Plot twists in The Sympathizer

As The Sympathizer moves along the unnamed narrator settles into his dismal life in LA, working as a clerk at a college, carrying on an unhappy affair with a colleague, an older woman, Japanese - we get the sense that there's no attraction or even liking there, just sexual satisfaction. The narrator makes a point of being a confirmed single guy - attributes that in part to the loneliness of his childhood and his outsider status as bastard son of a catholic priest. His "bachelorhood," to use an old term, puts him in the tradition of many noir detective heroes - but also makes him a difficult and less appealing character. We just don't know what makes him tick. We know he's a loyal spy for the VC, still communicating via an old friend who stayed in Vietnam with the new government and spying on Vietnamese exiles in the States - but why does he care so much?
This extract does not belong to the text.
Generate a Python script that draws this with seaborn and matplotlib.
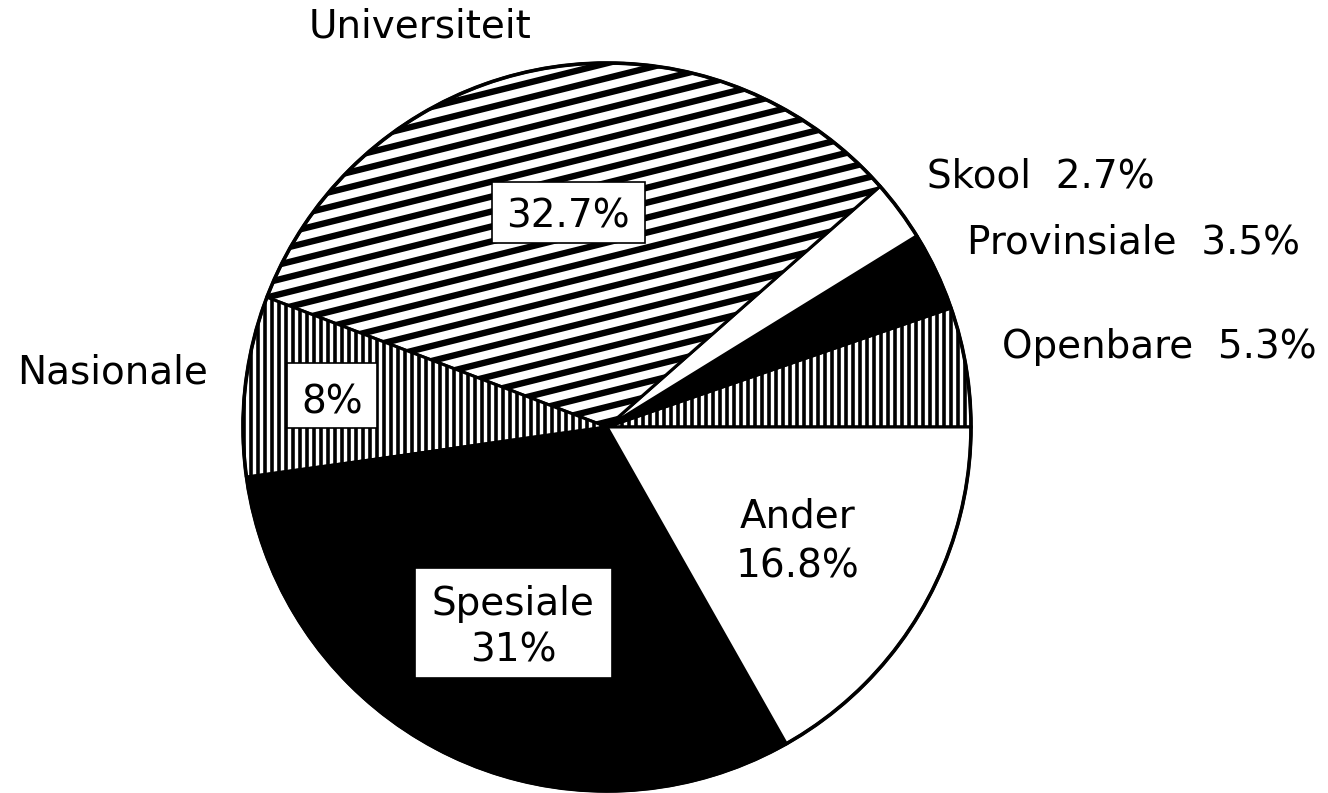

He doesn't seem like a man w/ values and ideals - more like a cynical, indifferent survivor, who would cut ties to the homeland rather than nurture them. And why is the new Vietnamese government so interested in the doings or exiles in the U.S.? Could that ragtag community really pose a threat? In any event, the narrator joins forces with the right-wing exiles, former military types, and gets involved in a plot to kill a supposed traitor (they know there's an informer among their group - but he steers them to the wrong guy; they don't know that the narrator's the informer - but will he have the capacity to assassinate the wrong guy? If he doesn't won't he be giving himself up?